Source: Abstemius 45 (You can see a 1499 edition of Abstemius online, but I am doing my transcription from the 1568 edition of Aesopi fabulae in the EEBO catalog.)

 

Latin Text:

 

Invitatae fere omnes aves ad Aquilae nuptias indigne ferebant upupam ceteris praeferri, quia corona insignis esset et versicoloribus pennis ornata, cum semper inter stercore et sordes solita esse volutari. Haec fabula stultitiam eorum arguit, qui in hominibus honorandis, potius vestium nitorem praestantiamque formae quam virtutes moresque soleant attendere.

 

Here is a segmented version to help you see the grammatical patterns:

 

Invitatae fere omnes aves

ad Aquilae nuptias

indigne ferebant

upupam ceteris praeferri,

quia corona insignis esset

et versicoloribus pennis ornata,

cum semper

inter stercore et sordes

solita esse volutari.

Haec fabula

stultitiam eorum arguit,

qui in hominibus honorandis,

potius vestium nitorem praestantiamque formae

quam virtutes moresque

soleant attendere.

 

Translation: Practically all the birds were invited to the Eagle's wedding.
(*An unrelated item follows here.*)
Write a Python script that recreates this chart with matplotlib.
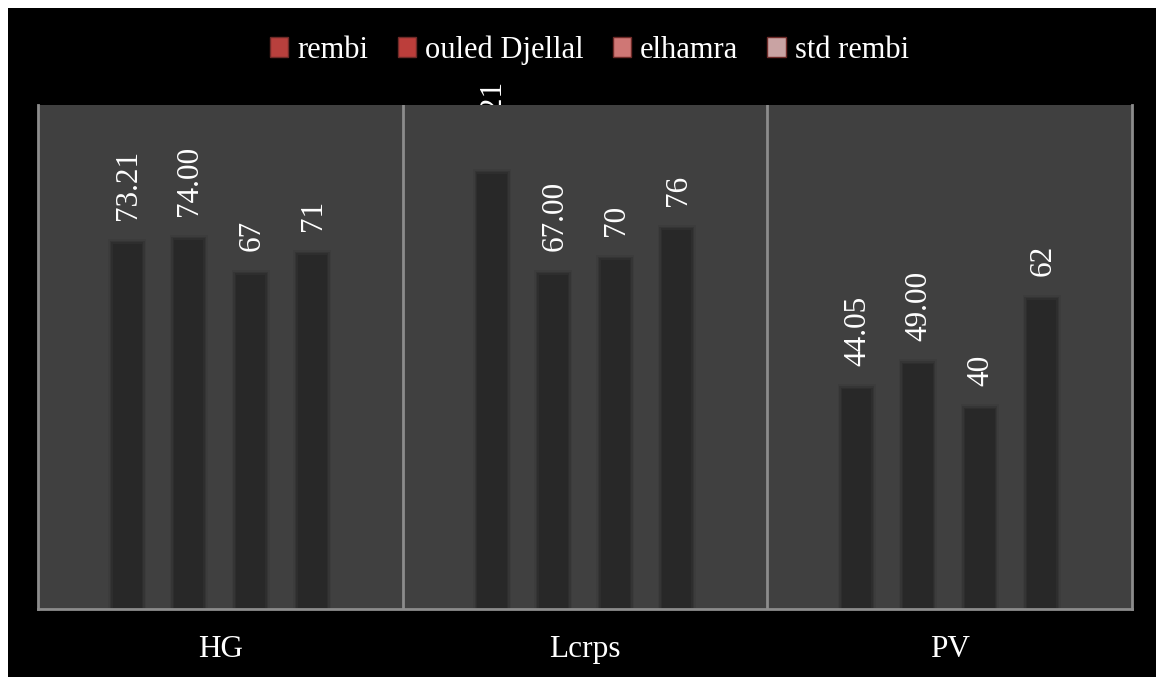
import matplotlib
matplotlib.use('Agg')
import matplotlib.pyplot as plt
from matplotlib.patches import Patch, Rectangle
import numpy as np

plt.rcParams['font.family'] = ['Liberation Serif', 'DejaVu Serif']

# data
categories = ['HG', 'Lcrps', 'PV']
series_names = ['rembi', 'ouled Djellal', 'elhamra', 'std rembi']
rembi = [73.21, 87.21, 44.05]
ouled_djellal = [74.00, 67.00, 49.00]
elhamra = [67, 70, 40]
std_rembi = [71, 76, 62]
label_fmt = ['{:.2f}', '{:.2f}', '{:.0f}', '{:.0f}']
legend_colors = ['#b8403d', '#bc3e3b', '#cf7775', '#c9a3a3']

series = [rembi, ouled_djellal, elhamra, std_rembi]

fig = plt.figure(figsize=(11.56, 6.77), dpi=100)
fig.patch.set_facecolor('white')
# black chart area (white strip on top/left like the original)
fig.patches.append(Rectangle((8 / 1156, -0.01), 1.01, 1.01 - 8 / 677, transform=fig.transFigure,
                             facecolor='black', edgecolor='none', zorder=-10))

ax_left, ax_right = 38 / 1156, 1132 / 1156
ax_bottom, ax_top = 1 - 609 / 677, 1 - 105 / 677
ax = fig.add_axes([ax_left, ax_bottom, ax_right - ax_left, ax_top - ax_bottom])
ax.set_facecolor('#404040')

x = np.arange(len(categories))
offsets = [-0.255, -0.087, 0.083, 0.252]
bar_col = '#282828'

for i, vals in enumerate(series):
    xs = x + offsets[i]
    # soft edges: a few overlapping translucent layers
    for w, a, dh in [(0.104, 0.15, 1.0), (0.096, 0.3, 0.6), (0.088, 0.5, 0.3), (0.080, 1.0, 0.0)]:
        ax.bar(xs, np.array(vals) + dh, width=w, color=bar_col, alpha=a, linewidth=0, zorder=2)
    for xi, v in zip(xs, vals):
        t = ax.annotate(label_fmt[i].format(v), xy=(xi, v), xytext=(1, 17),
                        textcoords='offset points', rotation=90, ha='center', va='bottom',
                        color='white', fontsize=22.5, zorder=5, annotation_clip=False)
        if v > 85:
            # the part inside the plot area is hidden in the original
            clip = Rectangle((0, ax_top), 1, 1 - ax_top, transform=fig.transFigure)
            t.set_clip_path(clip)

ax.set_xlim(-0.5, 2.5)
ax.set_ylim(0, 101)

for b in [0.5, 1.5]:
    ax.axvline(b, color='#8c8c8c', linewidth=2, zorder=1)

for s in ['left', 'right', 'bottom']:
    ax.spines[s].set_color('#8c8c8c')
    ax.spines[s].set_linewidth(2)
ax.spines['top'].set_visible(False)

ax.set_yticks([])
ax.set_xticks(x)
ax.set_xticklabels(categories, color='white', fontsize=22.5)
ax.tick_params(axis='x', length=0, pad=19)

handles = [Patch(facecolor=c, edgecolor='#6e2a28', linewidth=1) for c in legend_colors]
leg = fig.legend(handles, series_names, loc='center', bbox_to_anchor=(0.51, 1 - 50 / 677),
                 ncol=4, frameon=False, fontsize=22, handlelength=0.6, handleheight=0.6,
                 handletextpad=0.3, columnspacing=0.95, labelcolor='white')

fig.savefig('out.png', dpi=100, facecolor=fig.get_facecolor())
They resented the fact that the Hoopoe had been given a higher seat of honor than the other birds because the Hoopoe was notable for its crown and for being adorned with multicolored feathers, although it was accustomed to spend all its time rolling around in dung and filth. this fable points out the foolishness of those who, when in comes to bestowing honors on people, usually pay more attention to the splendor of someone's clothes or his outstanding appearance, rather than to his character and personal habits.

 

[This translation is meant as a help in understanding the story, not as a "crib" for the Latin. I have not hesitated to change the syntax to make it flow more smoothly in English, altering the verb tense consistently to narrative past tense, etc.]

 

Sir Roger L'Estrange

 

Sir Roger L'Estrange included the fables of Abstemius in his amazing 17th-century edition of Aesop's fables. Here is L'Estrange's translation:

 

Upon a General Invitation to the Eagle's Wedding, there were several Birds of Quality among the Rest, that took it in Heavy Dudgeon to see a Lapwing Plac'd at the Upper End of the Table. 'Tis true, they cry'd, he has a kind of a Coxcomb upon the Crown of him, and a Few Tawdry Feathers; but Alas, he never Eat a Good Meals Meat in his Life, till he came to This Preferment. 'Tis a Scandal to a Government, and there goes Envy along with it, where Honours are Conferr'd upon Men for Address, Beauty, and External Advantages, rather then for their Good Qualities and Virtues.